Required task: Pull out every line below containing the word "React".

Supplied data:
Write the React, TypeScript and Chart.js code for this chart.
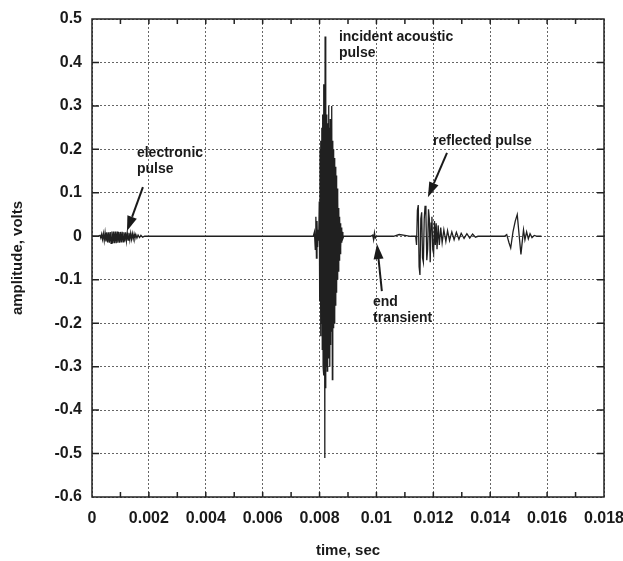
import React, { useEffect, useRef } from 'react';
import { Chart, registerables } from 'chart.js';

Chart.register(...registerables);

// ---- axis settings / tick labels ----
const X_MIN = 0;
const X_MAX = 0.018;
const X_STEP = 0.002;
const Y_MIN = -0.6;
const Y_MAX = 0.5;
const Y_STEP = 0.1;
const xMinorTicks = [0.001, 0.002, 0.003, 0.004, 0.005, 0.006, 0.007, 0.008, 0.009, 0.01, 0.011, 0.012, 0.013, 0.014, 0.015, 0.016, 0.017];
const yMajorTicks = [-0.5, -0.4, -0.3, -0.2, -0.1, 0, 0.1, 0.2, 0.3, 0.4];
const xTitle = 'time, sec';
const yTitle = 'amplitude, volts';

// ---- signal (time in ms, amplitude in volts) ----
const leadIn: [number, number][] = [[0, 0], [0.2, 0]];

const electronicPulse: [number, number][] = [
  [0.28, 0.002], [0.31, -0.004], [0.34, 0.005], [0.37, -0.007], [0.4, 0.006],
  [0.43, -0.01], [0.46, 0.008], [0.49, -0.012], [0.52, 0.009], [0.55, -0.014],
  [0.58, 0.009], [0.61, -0.015], [0.64, 0.01], [0.67, -0.016], [0.7, 0.011],
  [0.73, -0.016], [0.76, 0.011], [0.79, -0.016], [0.82, 0.011], [0.85, -0.016],
  [0.88, 0.011], [0.91, -0.015], [0.94, 0.01], [0.97, -0.015], [1.0, 0.01],
  [1.03, -0.014], [1.06, 0.01], [1.09, -0.013], [1.12, 0.009], [1.15, -0.012],
  [1.18, 0.009], [1.21, -0.011], [1.24, 0.008], [1.27, -0.009], [1.3, 0.008],
  [1.33, -0.008], [1.36, 0.007], [1.39, -0.007], [1.42, 0.006], [1.45, -0.006],
  [1.48, 0.005], [1.51, -0.005], [1.54, 0.004], [1.58, -0.004], [1.62, 0.003],
  [1.67, -0.003], [1.72, 0.002], [1.78, -0.002], [1.85, 0],
];

const incidentPulse: [number, number][] = [
  [7.78, 0], [7.82, 0.01], [7.85, -0.03], [7.87, 0.045], [7.89, -0.05],
  [7.91, 0.035], [7.93, -0.025], [7.95, 0.015], [7.97, -0.01],
  [7.99, 0.08], [8.005, -0.15], [8.02, 0.2], [8.035, -0.23], [8.05, 0.22],
  [8.065, -0.2], [8.08, 0.25], [8.095, -0.26], [8.11, 0.28], [8.125, -0.3],
  [8.14, 0.35], [8.155, -0.32], [8.17, 0.3], [8.185, -0.51], [8.195, 0.46],
  [8.21, -0.35], [8.225, 0.32], [8.24, -0.3], [8.255, 0.28], [8.27, -0.31],
  [8.285, 0.26], [8.3, -0.28], [8.315, 0.3], [8.33, -0.27], [8.345, 0.25],
  [8.36, -0.3], [8.375, 0.27], [8.39, -0.25], [8.405, 0.24], [8.42, -0.22],
  [8.435, 0.3], [8.45, -0.33], [8.465, 0.22], [8.48, -0.21], [8.495, 0.2],
  [8.51, -0.2], [8.525, 0.18], [8.54, -0.18], [8.555, 0.16], [8.57, -0.16],
  [8.585, 0.14], [8.6, -0.13], [8.615, 0.11], [8.63, -0.1], [8.645, 0.09],
  [8.66, -0.08], [8.675, 0.065], [8.69, -0.055], [8.705, 0.045], [8.72, -0.04],
  [8.735, 0.03], [8.75, -0.025], [8.765, 0.02], [8.78, -0.015], [8.8, 0.01],
  [8.82, -0.005], [8.85, 0],
];

const endTransient: [number, number][] = [
  [9.8, 0], [9.87, 0.003], [9.9, -0.008], [9.93, 0.008], [9.96, -0.004], [10.0, 0],
  [10.6, 0], [10.8, 0.004], [11.0, 0.002], [11.2, 0],
];

const reflectedPulse: [number, number][] = [
  [11.38, 0], [11.41, -0.02], [11.44, 0.06], [11.47, 0.072], [11.5, -0.07],
  [11.53, -0.089], [11.56, 0.04], [11.59, 0.055], [11.62, -0.05], [11.65, -0.06],
  [11.68, 0.04], [11.71, 0.07], [11.74, 0.05], [11.77, -0.055], [11.8, -0.03],
  [11.83, 0.062], [11.86, 0.04], [11.89, -0.06], [11.92, 0.03], [11.95, 0.045],
  [11.98, -0.03], [12.01, -0.04], [12.04, 0.035], [12.07, -0.02], [12.1, 0.03],
  [12.13, -0.03], [12.17, 0.025], [12.21, -0.02], [12.26, 0.02], [12.31, -0.015],
  [12.37, 0.015], [12.44, -0.012], [12.5, 0.013], [12.57, -0.01], [12.65, 0.01],
  [12.73, -0.008], [12.81, 0.009], [12.9, -0.007], [12.98, 0.007], [13.08, -0.005],
  [13.18, 0.006], [13.28, -0.004], [13.38, 0.005], [13.48, -0.002], [13.57, 0],
];

const echoPulse: [number, number][] = [
  [14.5, 0], [14.58, 0.004], [14.66, -0.015], [14.72, -0.027], [14.8, 0.01],
  [14.88, 0.035], [14.95, 0.05], [15.02, 0.0], [15.08, -0.042], [15.13, -0.01],
  [15.17, 0.015], [15.22, -0.008], [15.28, 0.01], [15.34, -0.006], [15.4, 0.006],
  [15.47, -0.003], [15.55, 0.002], [15.65, 0], [15.8, 0],
];

// ---- annotations (data coordinates: ms, volts) ----
const labels = [
  { lines: ['electronic', 'pulse'], t: 1.58, v: 0.1825 },
  { lines: ['incident acoustic', 'pulse'], t: 8.68, v: 0.449 },
  { lines: ['reflected pulse'], t: 11.99, v: 0.21 },
  { lines: ['end', 'transient'], t: 9.88, v: -0.16 },
];
const arrows = [
  { from: [1.79, 0.113], to: [1.23, 0.012] },
  { from: [12.48, 0.192], to: [11.81, 0.09] },
  { from: [10.19, -0.126], to: [10.02, -0.018] },
];

const FONT = '"Liberation Sans", Arial, Helvetica, sans-serif';
const INK = '#1a1a1a';

const signal = [...leadIn, ...electronicPulse, ...incidentPulse, ...endTransient, ...reflectedPulse, ...echoPulse]
  .map(([t, v]) => ({ x: t / 1000, y: v }));

const decorPlugin = {
  id: 'decor',
  afterDraw(chart: any) {
    const { ctx, chartArea: a, scales } = chart;
    const xs = scales.x;
    const ys = scales.y;
    ctx.save();
    // frame
    ctx.strokeStyle = '#222';
    ctx.lineWidth = 1.5;
    ctx.setLineDash([]);
    ctx.strokeRect(a.left, a.top, a.right - a.left, a.bottom - a.top);
    // inward tick marks
    ctx.beginPath();
    xMinorTicks.forEach((t) => {
      const px = xs.getPixelForValue(t);
      ctx.moveTo(px, a.bottom); ctx.lineTo(px, a.bottom - 5);
      ctx.moveTo(px, a.top); ctx.lineTo(px, a.top + 5);
    });
    yMajorTicks.forEach((v) => {
      const py = ys.getPixelForValue(v);
      ctx.moveTo(a.left, py); ctx.lineTo(a.left + 7, py);
      ctx.moveTo(a.right, py); ctx.lineTo(a.right - 7, py);
    });
    ctx.stroke();
    // labels
    ctx.fillStyle = INK;
    ctx.font = `bold 14px ${FONT}`;
    ctx.textAlign = 'left';
    ctx.textBaseline = 'alphabetic';
    labels.forEach((l) => {
      const px = xs.getPixelForValue(l.t / 1000);
      const py = ys.getPixelForValue(l.v);
      l.lines.forEach((s, i) => ctx.fillText(s, px, py + i * 16));
    });
    // arrows
    ctx.strokeStyle = INK;
    ctx.lineWidth = 2;
    arrows.forEach((ar) => {
      const x1 = xs.getPixelForValue(ar.from[0] / 1000);
      const y1 = ys.getPixelForValue(ar.from[1]);
      const x2 = xs.getPixelForValue(ar.to[0] / 1000);
      const y2 = ys.getPixelForValue(ar.to[1]);
      const ang = Math.atan2(y2 - y1, x2 - x1);
      const hl = 15, hw = 5;
      const bx = x2 - hl * Math.cos(ang);
      const by = y2 - hl * Math.sin(ang);
      ctx.beginPath();
      ctx.moveTo(x1, y1);
      ctx.lineTo(bx, by);
      ctx.stroke();
      ctx.beginPath();
      ctx.moveTo(x2, y2);
      ctx.lineTo(bx + hw * Math.sin(ang), by - hw * Math.cos(ang));
      ctx.lineTo(bx - hw * Math.sin(ang), by + hw * Math.cos(ang));
      ctx.closePath();
      ctx.fill();
    });
    ctx.restore();
  },
};

export default function App() {
  const ref = useRef<HTMLCanvasElement | null>(null);
  useEffect(() => {
    if (!ref.current) return;
    const chart = new Chart(ref.current, {
      type: 'line',
      data: {
        datasets: [
          {
            data: signal,
            borderColor: '#202020',
            borderWidth: 1.3,
            pointRadius: 0,
            tension: 0,
            fill: false,
          },
        ],
      },
      options: {
        animation: false,
        responsive: true,
        maintainAspectRatio: false,
        layout: { padding: { left: 0, top: 19, right: 19, bottom: 0 } },
        plugins: { legend: { display: false }, tooltip: { enabled: false } },
        scales: {
          x: {
            type: 'linear',
            min: X_MIN,
            max: X_MAX,
            ticks: {
              stepSize: X_STEP,
              color: INK,
              font: { family: FONT, size: 16, weight: 'bold' },
              padding: 12,
              maxRotation: 0,
              autoSkip: false,
              callback: (v: any) => String(parseFloat(Number(v).toFixed(3))),
            },
            grid: { color: '#666', lineWidth: 1, drawTicks: false },
            border: { display: false, dash: [2, 2] },
            title: {
              display: true,
              text: xTitle,
              color: INK,
              font: { family: FONT, size: 15, weight: 'bold' },
              padding: { top: 0, bottom: 1 },
            },
            afterFit: (s: any) => { s.height = 64; s.paddingLeft = 0; s.paddingRight = 0; },
          },
          y: {
            type: 'linear',
            min: Y_MIN,
            max: Y_MAX,
            ticks: {
              stepSize: Y_STEP,
              color: INK,
              font: { family: FONT, size: 16, weight: 'bold' },
              padding: 10,
              autoSkip: false,
              callback: (v: any) => String(parseFloat(Number(v).toFixed(1))),
            },
            grid: { color: '#666', lineWidth: 1, drawTicks: false },
            border: { display: false, dash: [2, 2] },
            title: {
              display: true,
              text: yTitle,
              color: INK,
              font: { family: FONT, size: 15, weight: 'bold' },
              padding: { top: 9, bottom: 0 },
            },
            afterFit: (s: any) => { s.width = 92; s.paddingTop = 0; s.paddingBottom = 0; },
          },
        },
      },
      plugins: [decorPlugin],
    });
    return () => chart.destroy();
  }, []);
  return (
    <div style={{ position: 'absolute', left: 0, top: 0, width: 623, height: 561, background: '#fff' }}>
      <canvas ref={ref} />
    </div>
  );
}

Solved problem:
Write the React, TypeScript and Chart.js code for this chart.
import React, { useEffect, useRef } from 'react';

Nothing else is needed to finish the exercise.